Depuis le milieu des années 80, la proportion des Québécois qui ne paient pas d'impôt provincial est passée de 25% à 40%. Pendant ce temps, nous nous sommes donné des programmes sociaux de plus en plus généreux. La population ne veut cependant rien savoir d'un alourdissement de son fardeau fiscal.

Pas question non plus que les utilisateurs d'un service paient davantage (gel des droits de scolarité, gel des tarifs des garderies). Les sommes nécessaires au financement de ces programmes doivent par conséquent venir de la péréquation («faisons payer les autres»), de la dette («achetons maintenant, payez plus tard») et des contribuables aisés («faisons payer les riches»).

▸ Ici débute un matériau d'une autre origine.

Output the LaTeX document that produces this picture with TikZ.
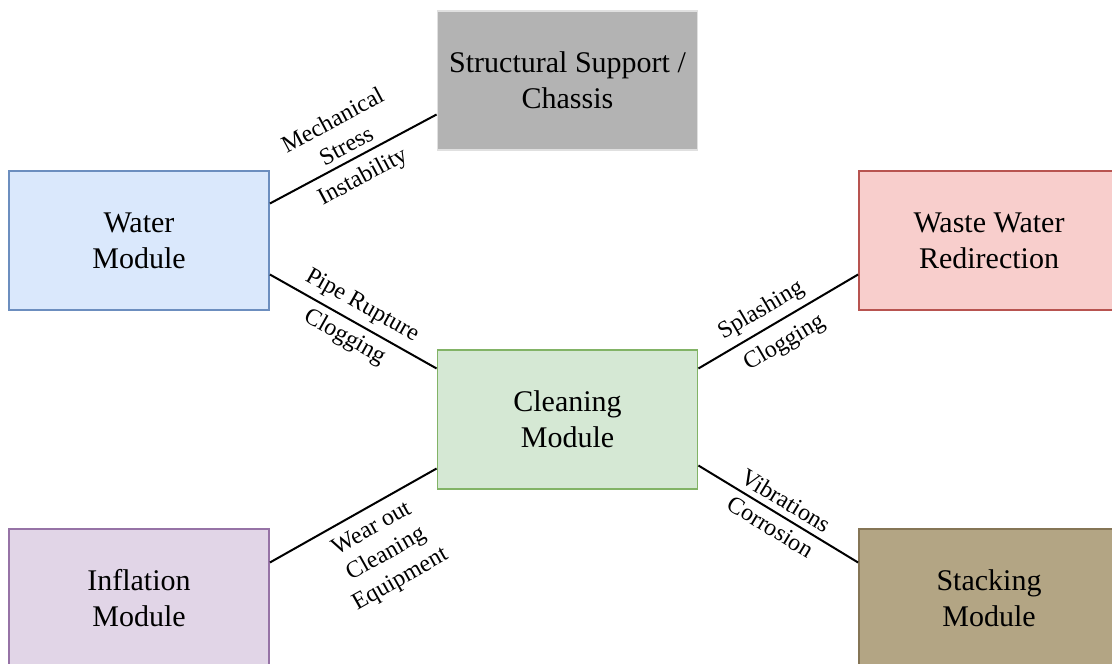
\documentclass[tikz,border=0pt]{standalone}
\usepackage{fontspec}
\setmainfont{Liberation Serif}
\usepackage{tikz}

\definecolor{waterfill}{HTML}{DAE8FC}
\definecolor{waterline}{HTML}{6C8EBF}
\definecolor{cleanfill}{HTML}{D5E8D4}
\definecolor{cleanline}{HTML}{82B366}
\definecolor{wastefill}{HTML}{F8CECC}
\definecolor{wasteline}{HTML}{B85450}
\definecolor{inflfill}{HTML}{E1D5E7}
\definecolor{inflline}{HTML}{9673A6}
\definecolor{stackfill}{HTML}{B3A584}
\definecolor{stackline}{HTML}{857556}
\definecolor{chassisfill}{HTML}{B3B3B3}
\definecolor{chassisline}{HTML}{E0E0E0}

\tikzset{
  module/.style={draw, line width=1.8pt, minimum width=260pt, minimum height=139pt,
    align=center, font=\fontsize{30}{36}\selectfont},
  link/.style={line width=2pt},
  lbl/.style={sloped, align=center, inner sep=6pt, font=\fontsize{24}{29}\selectfont}
}

\begin{document}
\begin{tikzpicture}[x=1pt,y=-1pt]
\useasboundingbox (0,0) rectangle (1112,664);

% modules
\node[module, fill=chassisfill, draw=chassisline] (chassis) at (567.5,80.5) {Structural Support /\\Chassis};
\node[module, fill=waterfill, draw=waterline] (water) at (139,240.5) {Water\\Module};
\node[module, fill=wastefill, draw=wasteline] (waste) at (989,240.5) {Waste Water\\Redirection};
\node[module, fill=cleanfill, draw=cleanline] (cleaning) at (567.5,419.5) {Cleaning\\Module};
\node[module, fill=inflfill, draw=inflline] (inflation) at (139,598.5) {Inflation\\Module};
\node[module, fill=stackfill, draw=stackline] (stacking) at (989,598.5) {Stacking\\Module};

% failure links
\draw[link] ([yshift=37pt]water.east) -- node[lbl,above]{Mechanical\\Stress} node[lbl,below=3pt]{Instability} ([yshift=-34pt]chassis.west);
\draw[link] ([yshift=-34pt]water.east) -- node[lbl,above]{Pipe Rupture} node[lbl,below]{Clogging} ([yshift=51pt]cleaning.west);
\draw[link] ([yshift=51pt]cleaning.east) -- node[lbl,above,pos=0.45]{Splashing} node[lbl,below=4pt,pos=0.47]{Clogging} ([yshift=-34pt]waste.west);
\draw[link] ([yshift=36pt]inflation.east) -- node[lbl,below=4pt,pos=0.55]{Wear out\\Cleaning\\Equipment} ([yshift=-49pt]cleaning.west);
\draw[link] ([yshift=-46pt]cleaning.east) -- node[lbl,above]{Vibrations} node[lbl,below]{Corrosion} ([yshift=36pt]stacking.west);
\end{tikzpicture}
\end{document}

Les Québécois plus fortunés conviennent qu'ils doivent payer plus que leur part. Ils le font déjà de bonne grâce: ceux qui gagnent 100 000$ et plus, représentant 4% des contribuables, paient 33% des impôts prélevés par Québec. Toutefois, il y a une limite à ne pas franchir.

«Qu'ils s'en aillent s'ils ne sont pas contents!» entend-on souvent. C'est faire fi de l'immense contribution que ces «riches» apportent au Québec. N'en déplaise au discours populaire, les contribuables aisés ne sont pas des parasites. S'ils ont des revenus élevés, c'est dans la plupart des cas parce qu'ils sont parmi les meilleurs dans leur domaine, que ce soit le génie, la médecine, les arts, l'informatique ou la gestion. Leur travail et leurs talents contribuent puissamment à la prospérité du Québec.

Par leur travail bénévole et leurs dons, ils apportent aussi un soutien inestimable à une foule de bonnes causes. La Fondation du CHUM lançait hier sa campagne de financement. Objectif: 300 millions. On n'y arrivera pas avec des contributions de 50$ ou 100$...

Si le fardeau fiscal qu'on impose à ces gens-là devient excessif, certains investiront leurs efforts et leur argent ailleurs. D'autres partiront. Des étrangers nous bouderont. Graduellement, le Québec s'en trouvera appauvri. Et de moins en moins capable de financer les mesures sociales qui nous sont si chères.